Requirements
Leave out the pictures, then reproduce the rest of the material exactly.

Information provided
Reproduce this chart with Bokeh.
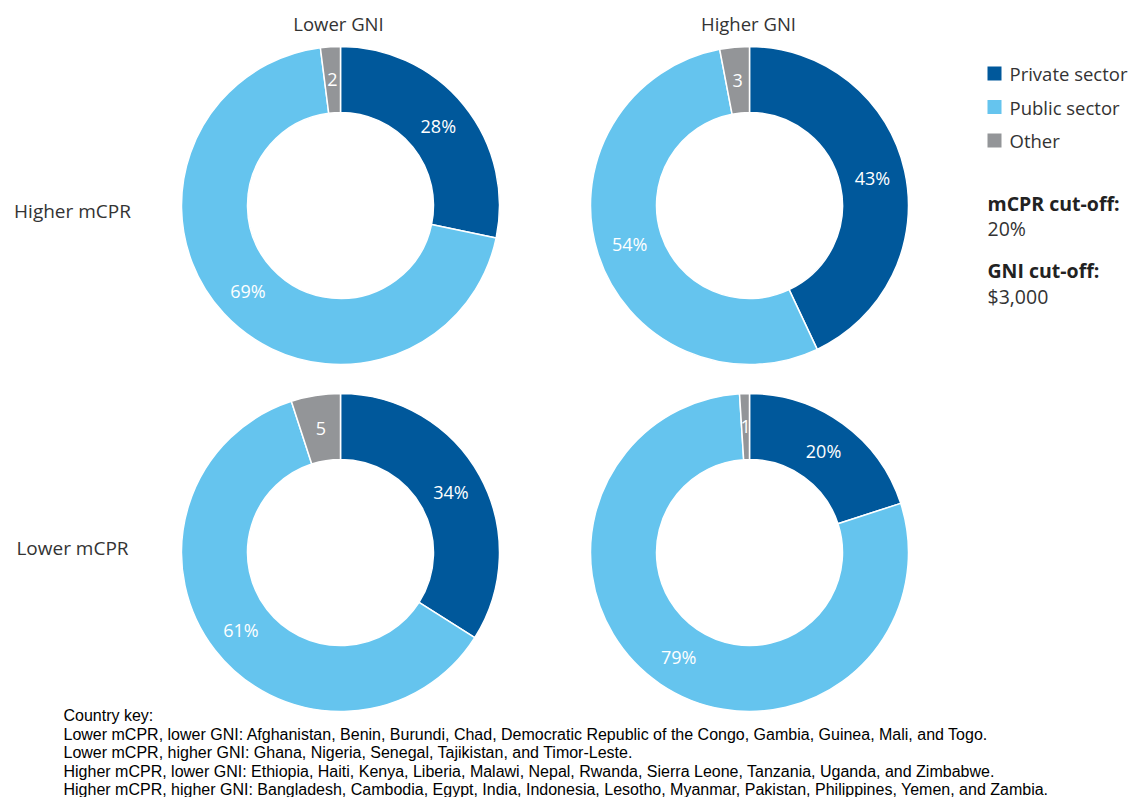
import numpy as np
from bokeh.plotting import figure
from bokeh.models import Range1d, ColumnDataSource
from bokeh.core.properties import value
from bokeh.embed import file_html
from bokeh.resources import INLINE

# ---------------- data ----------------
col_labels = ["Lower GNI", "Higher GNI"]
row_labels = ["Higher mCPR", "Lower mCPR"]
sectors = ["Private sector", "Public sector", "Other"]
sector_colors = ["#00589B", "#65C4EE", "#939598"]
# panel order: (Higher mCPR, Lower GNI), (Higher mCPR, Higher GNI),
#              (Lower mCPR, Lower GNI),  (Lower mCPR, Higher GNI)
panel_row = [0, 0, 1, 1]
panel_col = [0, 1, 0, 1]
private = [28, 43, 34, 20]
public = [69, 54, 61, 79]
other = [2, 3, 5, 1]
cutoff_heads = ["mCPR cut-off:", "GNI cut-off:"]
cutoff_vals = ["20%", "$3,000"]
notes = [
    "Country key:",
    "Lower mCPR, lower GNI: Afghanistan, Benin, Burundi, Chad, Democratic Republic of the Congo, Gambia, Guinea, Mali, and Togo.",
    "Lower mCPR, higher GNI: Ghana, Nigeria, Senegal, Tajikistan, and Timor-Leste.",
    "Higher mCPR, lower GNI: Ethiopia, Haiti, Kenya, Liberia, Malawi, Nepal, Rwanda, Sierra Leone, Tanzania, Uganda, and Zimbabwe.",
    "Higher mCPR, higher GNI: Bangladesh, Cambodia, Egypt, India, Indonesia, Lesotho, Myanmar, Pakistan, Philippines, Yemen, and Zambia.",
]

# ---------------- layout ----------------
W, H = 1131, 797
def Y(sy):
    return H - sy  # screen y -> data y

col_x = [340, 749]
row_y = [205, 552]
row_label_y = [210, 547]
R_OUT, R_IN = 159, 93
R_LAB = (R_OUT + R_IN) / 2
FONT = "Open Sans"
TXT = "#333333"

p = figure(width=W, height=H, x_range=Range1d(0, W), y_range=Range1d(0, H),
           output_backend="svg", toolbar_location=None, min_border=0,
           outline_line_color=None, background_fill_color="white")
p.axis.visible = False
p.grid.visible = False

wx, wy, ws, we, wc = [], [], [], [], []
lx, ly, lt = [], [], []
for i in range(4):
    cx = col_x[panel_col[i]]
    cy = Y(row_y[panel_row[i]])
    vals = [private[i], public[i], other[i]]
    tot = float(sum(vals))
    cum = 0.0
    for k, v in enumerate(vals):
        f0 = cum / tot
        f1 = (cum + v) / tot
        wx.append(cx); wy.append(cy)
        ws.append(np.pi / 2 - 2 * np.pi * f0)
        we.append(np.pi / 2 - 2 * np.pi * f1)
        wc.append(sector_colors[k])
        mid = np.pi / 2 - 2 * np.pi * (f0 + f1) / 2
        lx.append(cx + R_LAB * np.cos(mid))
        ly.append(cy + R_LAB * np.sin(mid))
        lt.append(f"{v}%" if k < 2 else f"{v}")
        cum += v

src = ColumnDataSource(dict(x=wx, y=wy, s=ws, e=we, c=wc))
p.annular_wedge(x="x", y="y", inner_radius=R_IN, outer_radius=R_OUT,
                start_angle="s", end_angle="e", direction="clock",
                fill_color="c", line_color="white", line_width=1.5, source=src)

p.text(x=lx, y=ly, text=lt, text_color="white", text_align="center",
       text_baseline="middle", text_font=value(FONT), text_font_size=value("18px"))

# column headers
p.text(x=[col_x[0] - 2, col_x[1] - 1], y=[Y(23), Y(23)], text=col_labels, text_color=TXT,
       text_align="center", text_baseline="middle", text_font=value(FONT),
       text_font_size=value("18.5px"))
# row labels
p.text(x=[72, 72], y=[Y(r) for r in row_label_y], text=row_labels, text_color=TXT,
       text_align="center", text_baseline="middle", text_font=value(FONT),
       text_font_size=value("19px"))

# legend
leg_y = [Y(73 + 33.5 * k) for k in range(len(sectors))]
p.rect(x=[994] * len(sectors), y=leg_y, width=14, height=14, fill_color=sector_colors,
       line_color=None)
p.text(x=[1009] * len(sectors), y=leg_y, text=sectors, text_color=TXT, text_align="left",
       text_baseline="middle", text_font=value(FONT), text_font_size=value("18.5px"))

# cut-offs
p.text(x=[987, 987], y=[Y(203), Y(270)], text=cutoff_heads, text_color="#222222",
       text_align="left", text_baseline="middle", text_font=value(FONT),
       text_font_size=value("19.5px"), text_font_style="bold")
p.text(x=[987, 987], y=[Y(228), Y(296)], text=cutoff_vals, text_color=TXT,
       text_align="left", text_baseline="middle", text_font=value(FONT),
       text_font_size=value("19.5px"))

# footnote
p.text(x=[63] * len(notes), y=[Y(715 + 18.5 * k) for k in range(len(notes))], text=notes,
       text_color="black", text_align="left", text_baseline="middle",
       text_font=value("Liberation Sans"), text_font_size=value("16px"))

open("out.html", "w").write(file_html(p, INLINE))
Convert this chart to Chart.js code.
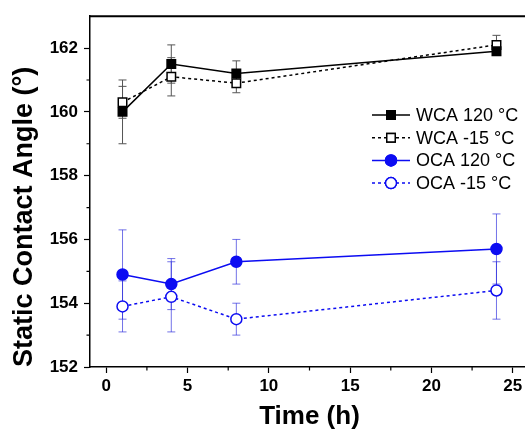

Response to this exercise
Reproduce this chart with Bokeh.
import numpy as np
from bokeh.plotting import figure
from bokeh.models import Range1d, ColumnDataSource
from bokeh.core.properties import value
from bokeh.embed import file_html
from bokeh.resources import INLINE

# ---------------- data ----------------
col_labels = ["Lower GNI", "Higher GNI"]
row_labels = ["Higher mCPR", "Lower mCPR"]
sectors = ["Private sector", "Public sector", "Other"]
sector_colors = ["#00589B", "#65C4EE", "#939598"]
# panel order: (Higher mCPR, Lower GNI), (Higher mCPR, Higher GNI),
#              (Lower mCPR, Lower GNI),  (Lower mCPR, Higher GNI)
panel_row = [0, 0, 1, 1]
panel_col = [0, 1, 0, 1]
private = [28, 43, 34, 20]
public = [69, 54, 61, 79]
other = [2, 3, 5, 1]
cutoff_heads = ["mCPR cut-off:", "GNI cut-off:"]
cutoff_vals = ["20%", "$3,000"]
notes = [
    "Country key:",
    "Lower mCPR, lower GNI: Afghanistan, Benin, Burundi, Chad, Democratic Republic of the Congo, Gambia, Guinea, Mali, and Togo.",
    "Lower mCPR, higher GNI: Ghana, Nigeria, Senegal, Tajikistan, and Timor-Leste.",
    "Higher mCPR, lower GNI: Ethiopia, Haiti, Kenya, Liberia, Malawi, Nepal, Rwanda, Sierra Leone, Tanzania, Uganda, and Zimbabwe.",
    "Higher mCPR, higher GNI: Bangladesh, Cambodia, Egypt, India, Indonesia, Lesotho, Myanmar, Pakistan, Philippines, Yemen, and Zambia.",
]

# ---------------- layout ----------------
W, H = 1131, 797
def Y(sy):
    return H - sy  # screen y -> data y

col_x = [340, 749]
row_y = [205, 552]
row_label_y = [210, 547]
R_OUT, R_IN = 159, 93
R_LAB = (R_OUT + R_IN) / 2
FONT = "Open Sans"
TXT = "#333333"

p = figure(width=W, height=H, x_range=Range1d(0, W), y_range=Range1d(0, H),
           output_backend="svg", toolbar_location=None, min_border=0,
           outline_line_color=None, background_fill_color="white")
p.axis.visible = False
p.grid.visible = False

wx, wy, ws, we, wc = [], [], [], [], []
lx, ly, lt = [], [], []
for i in range(4):
    cx = col_x[panel_col[i]]
    cy = Y(row_y[panel_row[i]])
    vals = [private[i], public[i], other[i]]
    tot = float(sum(vals))
    cum = 0.0
    for k, v in enumerate(vals):
        f0 = cum / tot
        f1 = (cum + v) / tot
        wx.append(cx); wy.append(cy)
        ws.append(np.pi / 2 - 2 * np.pi * f0)
        we.append(np.pi / 2 - 2 * np.pi * f1)
        wc.append(sector_colors[k])
        mid = np.pi / 2 - 2 * np.pi * (f0 + f1) / 2
        lx.append(cx + R_LAB * np.cos(mid))
        ly.append(cy + R_LAB * np.sin(mid))
        lt.append(f"{v}%" if k < 2 else f"{v}")
        cum += v

src = ColumnDataSource(dict(x=wx, y=wy, s=ws, e=we, c=wc))
p.annular_wedge(x="x", y="y", inner_radius=R_IN, outer_radius=R_OUT,
                start_angle="s", end_angle="e", direction="clock",
                fill_color="c", line_color="white", line_width=1.5, source=src)

p.text(x=lx, y=ly, text=lt, text_color="white", text_align="center",
       text_baseline="middle", text_font=value(FONT), text_font_size=value("18px"))

# column headers
p.text(x=[col_x[0] - 2, col_x[1] - 1], y=[Y(23), Y(23)], text=col_labels, text_color=TXT,
       text_align="center", text_baseline="middle", text_font=value(FONT),
       text_font_size=value("18.5px"))
# row labels
p.text(x=[72, 72], y=[Y(r) for r in row_label_y], text=row_labels, text_color=TXT,
       text_align="center", text_baseline="middle", text_font=value(FONT),
       text_font_size=value("19px"))

# legend
leg_y = [Y(73 + 33.5 * k) for k in range(len(sectors))]
p.rect(x=[994] * len(sectors), y=leg_y, width=14, height=14, fill_color=sector_colors,
       line_color=None)
p.text(x=[1009] * len(sectors), y=leg_y, text=sectors, text_color=TXT, text_align="left",
       text_baseline="middle", text_font=value(FONT), text_font_size=value("18.5px"))

# cut-offs
p.text(x=[987, 987], y=[Y(203), Y(270)], text=cutoff_heads, text_color="#222222",
       text_align="left", text_baseline="middle", text_font=value(FONT),
       text_font_size=value("19.5px"), text_font_style="bold")
p.text(x=[987, 987], y=[Y(228), Y(296)], text=cutoff_vals, text_color=TXT,
       text_align="left", text_baseline="middle", text_font=value(FONT),
       text_font_size=value("19.5px"))

# footnote
p.text(x=[63] * len(notes), y=[Y(715 + 18.5 * k) for k in range(len(notes))], text=notes,
       text_color="black", text_align="left", text_baseline="middle",
       text_font=value("Liberation Sans"), text_font_size=value("16px"))

open("out.html", "w").write(file_html(p, INLINE))
Convert this chart to Chart.js code.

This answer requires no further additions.